BEGIN DATA LINES

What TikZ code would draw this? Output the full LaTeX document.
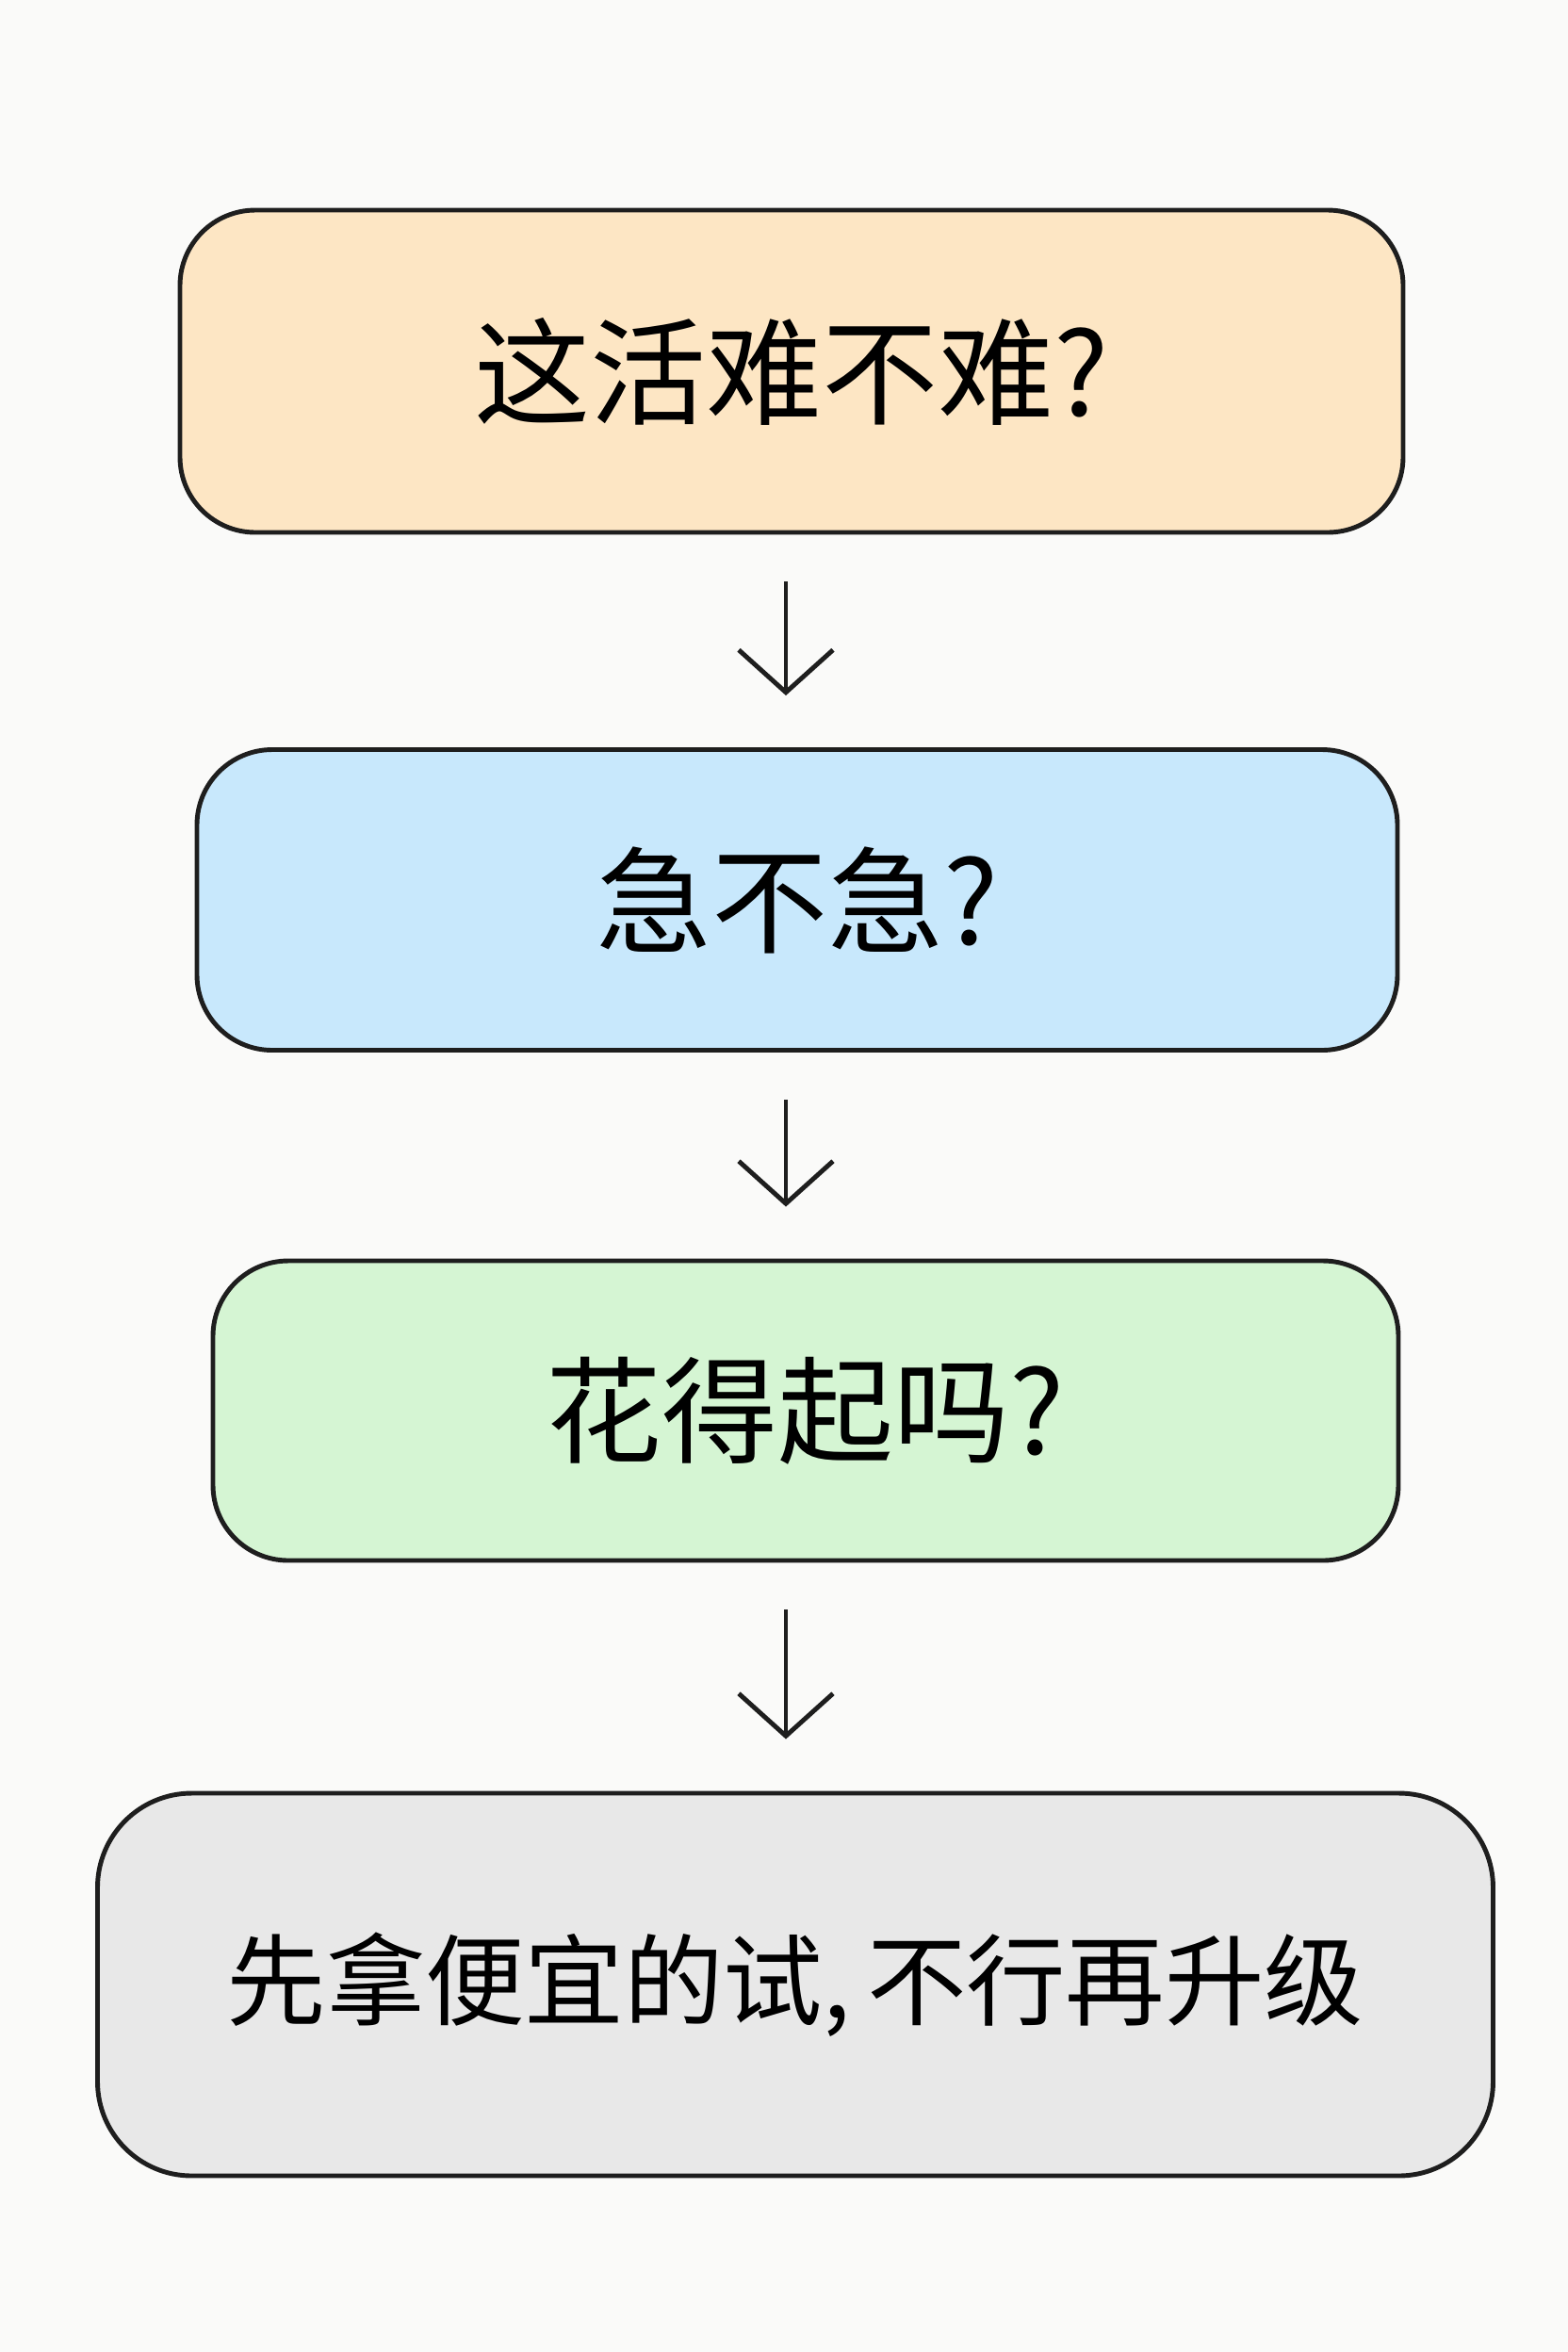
\documentclass[tikz,border=0pt]{standalone}
\usepackage{fontspec}
\usetikzlibrary{arrows.meta,positioning}
\newfontfamily\cjk{Noto Sans CJK SC}
\definecolor{ink}{RGB}{30,30,30}
\definecolor{paper}{RGB}{250,250,249}
\definecolor{peach}{RGB}{253,230,196}
\definecolor{sky}{RGB}{200,232,252}
\definecolor{mint}{RGB}{213,245,211}
\definecolor{fog}{RGB}{232,232,232}

\begin{document}
\begin{tikzpicture}[
      qbox/.style={rectangle, rounded corners=0.8cm, draw=ink, line width=1.4pt,
                   inner sep=0pt, font=\cjk\fontsize{35}{40}\selectfont},
      flow/.style={-{Straight Barb[length=4.5mm, width=10mm]}, ink, line width=1.4pt,
                   shorten <=0.5cm, shorten >=0.55cm}]
    % page
    \fill[paper] (0,0) rectangle (16.64,-24.96);
    \useasboundingbox (0,0) rectangle (16.64,-24.96);
    % the questions, top to bottom
    \node[qbox, fill=peach, minimum width=12.98cm, minimum height=3.42cm] (q1) at (8.40,-3.94) {这活难不难?};
    \node[qbox, fill=sky, minimum width=12.74cm, minimum height=3.19cm] (q2) at (8.46,-9.55) {急不急?};
    \node[qbox, fill=mint, minimum width=12.58cm, minimum height=3.18cm] (q3) at (8.55,-14.97) {花得起吗?};
    \node[qbox, fill=fog, rounded corners=1cm, minimum width=14.81cm, minimum height=4.06cm,
          font=\cjk\fontsize{30}{35}\selectfont] (q4) at (8.44,-21.06) {先拿便宜的试,\,不行再升级};
    % arrows between them
    \coordinate (spine) at (8.34,0);
    \foreach \u/\v in {1/2, 2/3, 3/4}{
      \draw[flow] (q\u.south -| spine) -- (q\v.north -| spine);
    }
  \end{tikzpicture}
\end{document}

END DATA LINES

— TASK —
Transcribe the listing above verbatim. Omit the pictures.

— SOLUTION FOR THIS TASK —
What TikZ code would draw this? Output the full LaTeX document.
\documentclass[tikz,border=0pt]{standalone}
\usepackage{fontspec}
\usetikzlibrary{arrows.meta,positioning}
\newfontfamily\cjk{Noto Sans CJK SC}
\definecolor{ink}{RGB}{30,30,30}
\definecolor{paper}{RGB}{250,250,249}
\definecolor{peach}{RGB}{253,230,196}
\definecolor{sky}{RGB}{200,232,252}
\definecolor{mint}{RGB}{213,245,211}
\definecolor{fog}{RGB}{232,232,232}

\begin{document}
\begin{tikzpicture}[
      qbox/.style={rectangle, rounded corners=0.8cm, draw=ink, line width=1.4pt,
                   inner sep=0pt, font=\cjk\fontsize{35}{40}\selectfont},
      flow/.style={-{Straight Barb[length=4.5mm, width=10mm]}, ink, line width=1.4pt,
                   shorten <=0.5cm, shorten >=0.55cm}]
    % page
    \fill[paper] (0,0) rectangle (16.64,-24.96);
    \useasboundingbox (0,0) rectangle (16.64,-24.96);
    % the questions, top to bottom
    \node[qbox, fill=peach, minimum width=12.98cm, minimum height=3.42cm] (q1) at (8.40,-3.94) {这活难不难?};
    \node[qbox, fill=sky, minimum width=12.74cm, minimum height=3.19cm] (q2) at (8.46,-9.55) {急不急?};
    \node[qbox, fill=mint, minimum width=12.58cm, minimum height=3.18cm] (q3) at (8.55,-14.97) {花得起吗?};
    \node[qbox, fill=fog, rounded corners=1cm, minimum width=14.81cm, minimum height=4.06cm,
          font=\cjk\fontsize{30}{35}\selectfont] (q4) at (8.44,-21.06) {先拿便宜的试,\,不行再升级};
    % arrows between them
    \coordinate (spine) at (8.34,0);
    \foreach \u/\v in {1/2, 2/3, 3/4}{
      \draw[flow] (q\u.south -| spine) -- (q\v.north -| spine);
    }
  \end{tikzpicture}
\end{document}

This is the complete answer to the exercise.